I just wish he realized that sometimes less is more. But more on that later.
The first half of X offer few surprises – it’s the same CB you’ve grown to love/hate/attempt to tolerate. The title track is in the mold of hyperactive dance-pop that has been the foundation for some of his biggest hits. “Add Me In” is yet another chance for Breezy to soak in those Michael Jackson comparisons.
Trey Songz pops up on “Songs on 12 Play,” a track that leans heavily on the ’90s R&B template and gives the pair and excuse to name drop a bunch of old R. Kelly tracks. Trey even swipes Kellz’s trademark “oh oh oh oh oh oh oh,” which, of course, Kelly stole from Lenny Williams. The tradition of theft continues, I guess.

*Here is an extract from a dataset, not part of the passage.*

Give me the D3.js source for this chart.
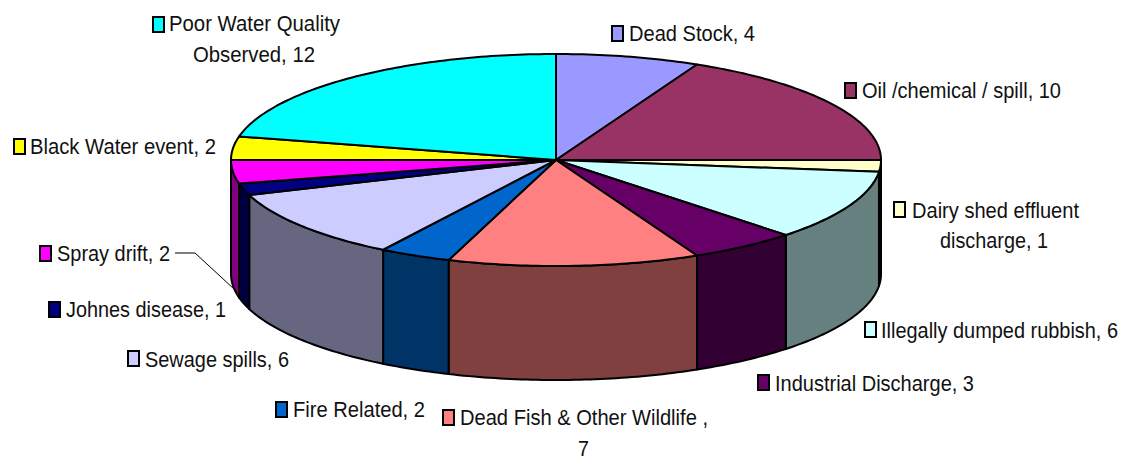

And speaking of Kelly, he appears on “Drown In It,” a bedroom burner that’s less immature than CB’s “Wet the Bed” but is basically the same concept.
Yes, the first half of the album is a lot of “been there, done that.” Even “Loyal” – a song so addictive that you’re forced to forget how offensive it is – is cloned a mere six tracks later on “Came to Do.” It follows the very same blueprint, down to the identical intros and Akon trying to imitate Lil Wayne’s flow.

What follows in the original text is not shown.